David Evennett (Erith and Crayford) beat Cyril Townsend (Bexleyheath) for the merged Bexleyheath and Crayford seat and now, insiders say, Townsend may challenge Sir Edward Heath for the remaining Bexley seat. Sir Paul Beresford, the junior Environment Minister, is said to be upset at losing the new Croydon Central seat to neighbouring Tory MP David Congdon (Croydon NE). Sir Nicholas Scott, the former Minister for the Disabled and MP for Chelsea, who has what the Americans call an ethics problem after a car accident involving a small child, is likely to face challenges in the new Kensington and Chelsea constituency from Norman Lamont and James Arbuthnot. And Alan Duncan (Rutland and Melton) is not on speaking terms with Edward Garnier (Harborough) after discovering Garnier had no respect for the former Tory shibboleth Thous Shalt Not Covet Thy Neighbour's Seat.

Some, of course, are playing it all with consummate skill. Stephen Dorrell drew all the local worthies into his decision to move with the result that no feather has been ruffled.

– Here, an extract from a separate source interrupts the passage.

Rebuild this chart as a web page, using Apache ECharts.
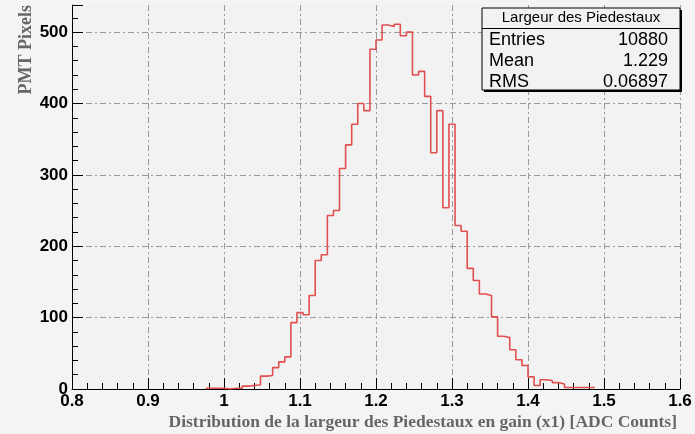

"He has moved to the part which has split off, even though it contains just 28 per cent of the electorate," said Harry Barber, chairman of Loughborough Conservative Association yesterday. "We'd have liked him to stay but we were content to leave the choice to him. We understand why he's moved. He's an asset to the party and the country and he should be in the House of Commons." Such is Dorrell's finesse that another local bigwig went so far as to say: "Quite frankly I would have questioned his judgement if he hadn't gone."